New EU grant to the GFCF explores community philanthropy as a strategy for COVID-19 response
The GFCF has been awarded a two year grant from the European Union to support community philanthropy’s role in strengthening civil society’s response to COVID-19. The €1 million Euro project (of which the EU contribution comprises €800,000) will focus on fostering and growing community philanthropy as a specific development strategy in less developed countries, particularly in Africa.
Around the world, the global pandemic has seen local organizations and communities stepping up to respond to the impacts of the pandemic, filling critical gaps left by international actors, delivering humanitarian aid, disseminating information on the virus, and mobilizing local resources and mutual aid networks.
However, despite the critical role local organizations have continued to play throughout the pandemic, still only a tiny proportion of donor funding continues to reach local and national civil society organizations (recent figures put the amount at 2.1%).
The project will see the GFCF channeling grant funds to local partners, including community foundations, national foundations, women’s funds, and other organizations with grantmaking capacity and extensive local networks, to address the immediate health, social and economic impacts of COVID-19 and to help shape longer-term community-wide processes aimed at building back better.
“For the past fifteen years, the GFCF has been working to help map, grow and raise the profile of a growing field of local grantmakers that deliberately seek to put resources and control into the hands of local organizations,” said GFCF board chair, Ian Bird. “Part of this is about being able to channel external resources directly to those that need them, but it is also about recognizing that local resources already exist and can be harnessed as both a source of financing and community power. We are excited to see funders like the EU starting to show interest in these kinds of alternative and emerging approaches.”

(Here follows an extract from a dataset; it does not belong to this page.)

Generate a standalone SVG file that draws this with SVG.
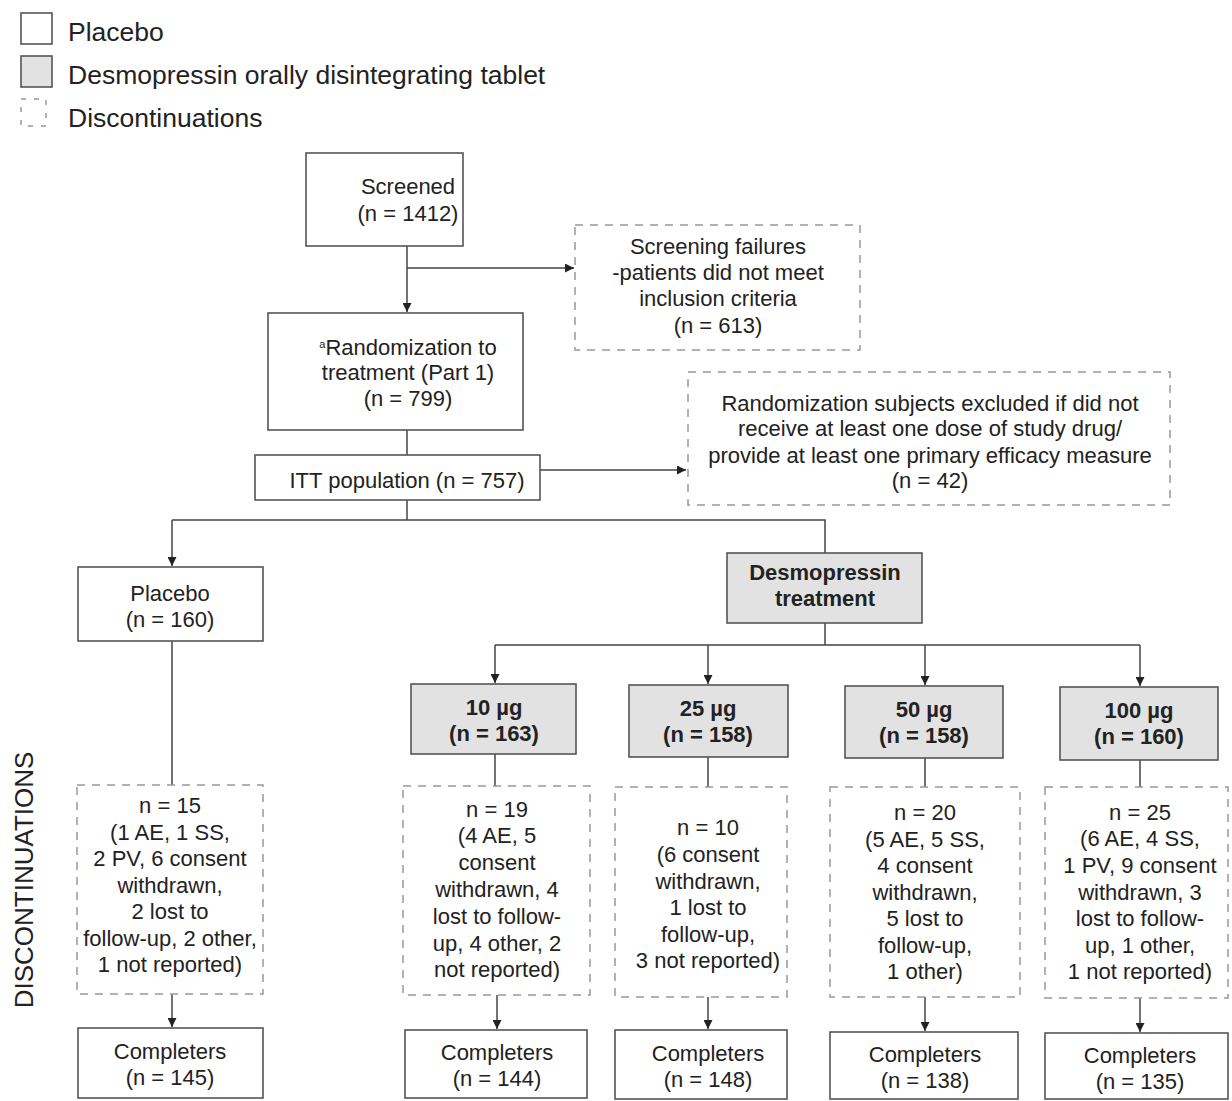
<svg xmlns="http://www.w3.org/2000/svg" width="1232" height="1101" viewBox="0 0 1232 1101">
<style>
text{font-family:"Liberation Sans",Arial,sans-serif;fill:#222;}
.t{font-size:22px;text-anchor:middle;}
.b{font-weight:bold;}
.lg{font-size:26.5px;}
.box{fill:#fff;stroke:#555;stroke-width:1.6;}
.gbox{fill:#e2e2e2;stroke:#555;stroke-width:1.6;}
.dbox{fill:#fff;stroke:#999;stroke-width:1.5;stroke-dasharray:8 7;}
.ln{fill:none;stroke:#444;stroke-width:1.5;}
</style>
<defs>
<marker id="ah" viewBox="0 0 10 10" refX="10" refY="5" markerWidth="9" markerHeight="9" markerUnits="userSpaceOnUse" orient="auto">
<path d="M0,0 L10,5 L0,10 z" fill="#222"/>
</marker>
</defs>
<rect width="1232" height="1101" fill="#fff"/>

<g id="legend">
<rect x="21" y="13" width="31" height="31" class="box" stroke="#888"/>
<text x="68" y="41" class="lg">Placebo</text>
<rect x="21" y="56" width="31" height="31" class="gbox" stroke="#888"/>
<text x="68" y="84" class="lg">Desmopressin orally disintegrating tablet</text>
<rect x="21" y="99" width="25" height="27" class="dbox" style="stroke-dasharray:5 8"/>
<text x="68" y="127" class="lg">Discontinuations</text>
</g>

<text x="33" y="880" transform="rotate(-90 33 880)" style="font-size:26px;text-anchor:middle">DISCONTINUATIONS</text>

<g id="connectors">
<path class="ln" d="M407,246 V312" marker-end="url(#ah)"/>
<path class="ln" d="M407,268 H574" marker-end="url(#ah)"/>
<path class="ln" d="M407,430 V455"/>
<path class="ln" d="M540,470 H686" marker-end="url(#ah)"/>
<path class="ln" d="M407,500 V520 M172,520 H825 V553"/>
<path class="ln" d="M172,520 V566" marker-end="url(#ah)"/>
<path class="ln" d="M825,623 V645 M495,645 H1140"/>
<path class="ln" d="M495,645 V683" marker-end="url(#ah)"/>
<path class="ln" d="M708,645 V684" marker-end="url(#ah)"/>
<path class="ln" d="M925,645 V685" marker-end="url(#ah)"/>
<path class="ln" d="M1140,645 V686" marker-end="url(#ah)"/>
<path class="ln" d="M172,641 V785 M495,754 V786 M708,757 V787 M925,758 V787 M1140,760 V787"/>
<path class="ln" d="M172,994 V1027" marker-end="url(#ah)"/>
<path class="ln" d="M497,995 V1029" marker-end="url(#ah)"/>
<path class="ln" d="M708,997 V1029" marker-end="url(#ah)"/>
<path class="ln" d="M925,997 V1031" marker-end="url(#ah)"/>
<path class="ln" d="M1140,998 V1032" marker-end="url(#ah)"/>
</g>

<g id="screened">
<rect x="306" y="153" width="157" height="93" class="box"/>
<text class="t" x="408" y="194">Screened</text>
<text class="t" x="408" y="221">(n = 1412)</text>
</g>

<g id="screen-fail">
<rect x="575" y="225" width="285" height="125" class="dbox"/>
<text class="t" x="718" y="254">Screening failures</text>
<text class="t" x="718" y="280">-patients did not meet</text>
<text class="t" x="718" y="306">inclusion criteria</text>
<text class="t" x="718" y="333">(n = 613)</text>
</g>

<g id="randomization">
<rect x="268" y="313" width="255" height="117" class="box"/>
<text class="t" x="408" y="355"><tspan style="font-size:11px" dy="-7">a</tspan><tspan dy="7">Randomization to</tspan></text>
<text class="t" x="408" y="380">treatment (Part 1)</text>
<text class="t" x="408" y="406">(n = 799)</text>
</g>

<g id="itt">
<rect x="255" y="455" width="285" height="45" class="box"/>
<text class="t" x="407" y="488">ITT population (n = 757)</text>
</g>

<g id="excluded">
<rect x="688" y="372" width="482" height="133" class="dbox"/>
<text class="t" x="930" y="411">Randomization subjects excluded if did not</text>
<text class="t" x="930" y="436">receive at least one dose of study drug/</text>
<text class="t" x="930" y="463">provide at least one primary efficacy measure</text>
<text class="t" x="930" y="488">(n = 42)</text>
</g>

<g id="placebo">
<rect x="78" y="567" width="185" height="74" class="box"/>
<text class="t" x="170" y="601">Placebo</text>
<text class="t" x="170" y="627">(n = 160)</text>
</g>

<g id="desmo">
<rect x="727" y="553" width="195" height="70" class="gbox"/>
<text class="t b" x="825" y="580">Desmopressin</text>
<text class="t b" x="825" y="606">treatment</text>
</g>

<g id="dose10">
<rect x="411" y="684" width="165" height="70" class="gbox"/>
<text class="t b" x="494" y="715">10 µg</text>
<text class="t b" x="494" y="741">(n = 163)</text>
</g>
<g id="dose25">
<rect x="629" y="685" width="159" height="72" class="gbox"/>
<text class="t b" x="708" y="716">25 µg</text>
<text class="t b" x="708" y="742">(n = 158)</text>
</g>
<g id="dose50">
<rect x="845" y="686" width="158" height="72" class="gbox"/>
<text class="t b" x="924" y="717">50 µg</text>
<text class="t b" x="924" y="743">(n = 158)</text>
</g>
<g id="dose100">
<rect x="1060" y="687" width="158" height="73" class="gbox"/>
<text class="t b" x="1139" y="718">100 µg</text>
<text class="t b" x="1139" y="744">(n = 160)</text>
</g>

<g id="disc-placebo">
<rect x="77" y="785" width="186" height="209" class="dbox"/>
<text class="t" x="170" y="813">n = 15</text>
<text class="t" x="170" y="840">(1 AE, 1 SS,</text>
<text class="t" x="170" y="866">2 PV, 6 consent</text>
<text class="t" x="170" y="893">withdrawn,</text>
<text class="t" x="170" y="919">2 lost to</text>
<text class="t" x="170" y="946">follow-up, 2 other,</text>
<text class="t" x="170" y="972">1 not reported)</text>
</g>
<g id="disc-10">
<rect x="403" y="786" width="187" height="209" class="dbox"/>
<text class="t" x="497" y="817">n = 19</text>
<text class="t" x="497" y="843">(4 AE, 5</text>
<text class="t" x="497" y="870">consent</text>
<text class="t" x="497" y="897">withdrawn, 4</text>
<text class="t" x="497" y="924">lost to follow-</text>
<text class="t" x="497" y="951">up, 4 other, 2</text>
<text class="t" x="497" y="977">not reported)</text>
</g>
<g id="disc-25">
<rect x="615" y="787" width="172" height="210" class="dbox"/>
<text class="t" x="708" y="835">n = 10</text>
<text class="t" x="708" y="862">(6 consent</text>
<text class="t" x="708" y="889">withdrawn,</text>
<text class="t" x="708" y="915">1 lost to</text>
<text class="t" x="708" y="942">follow-up,</text>
<text class="t" x="708" y="968">3 not reported)</text>
</g>
<g id="disc-50">
<rect x="830" y="787" width="190" height="210" class="dbox"/>
<text class="t" x="925" y="820">n = 20</text>
<text class="t" x="925" y="847">(5 AE, 5 SS,</text>
<text class="t" x="925" y="873">4 consent</text>
<text class="t" x="925" y="900">withdrawn,</text>
<text class="t" x="925" y="926">5 lost to</text>
<text class="t" x="925" y="953">follow-up,</text>
<text class="t" x="925" y="979">1 other)</text>
</g>
<g id="disc-100">
<rect x="1045" y="787" width="183" height="211" class="dbox"/>
<text class="t" x="1140" y="820">n = 25</text>
<text class="t" x="1140" y="846">(6 AE, 4 SS,</text>
<text class="t" x="1140" y="873">1 PV, 9 consent</text>
<text class="t" x="1140" y="900">withdrawn, 3</text>
<text class="t" x="1140" y="926">lost to follow-</text>
<text class="t" x="1140" y="953">up, 1 other,</text>
<text class="t" x="1140" y="979">1 not reported)</text>
</g>

<g id="comp-placebo">
<rect x="78" y="1028" width="185" height="70" class="box"/>
<text class="t" x="170" y="1059">Completers</text>
<text class="t" x="170" y="1085">(n = 145)</text>
</g>
<g id="comp-10">
<rect x="405" y="1030" width="182" height="68" class="box"/>
<text class="t" x="497" y="1060">Completers</text>
<text class="t" x="497" y="1086">(n = 144)</text>
</g>
<g id="comp-25">
<rect x="615" y="1030" width="172" height="69" class="box"/>
<text class="t" x="708" y="1061">Completers</text>
<text class="t" x="708" y="1087">(n = 148)</text>
</g>
<g id="comp-50">
<rect x="830" y="1032" width="188" height="67" class="box"/>
<text class="t" x="925" y="1062">Completers</text>
<text class="t" x="925" y="1088">(n = 138)</text>
</g>
<g id="comp-100">
<rect x="1045" y="1033" width="183" height="66" class="box"/>
<text class="t" x="1140" y="1063">Completers</text>
<text class="t" x="1140" y="1089">(n = 135)</text>
</g>
</svg>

“The EU is committed to accelerating the localization agenda and ensuring that more funds go directly to local groups, especially during these times of COVID-19. However, local organizations that can help make that happen often lie beyond the radar and reach of large donors,” said Marlene Holzner Head of Unit of Local Authorities, Civil Society Organisations & Foundations. “Through this grant to the GFCF, which has a strong network of partners around the world and which is playing an important role in promoting community philanthropy as a durable alternative to traditional models of donor funding, we look forward to exploring and supporting this important and growing eco-system of actors and practice.”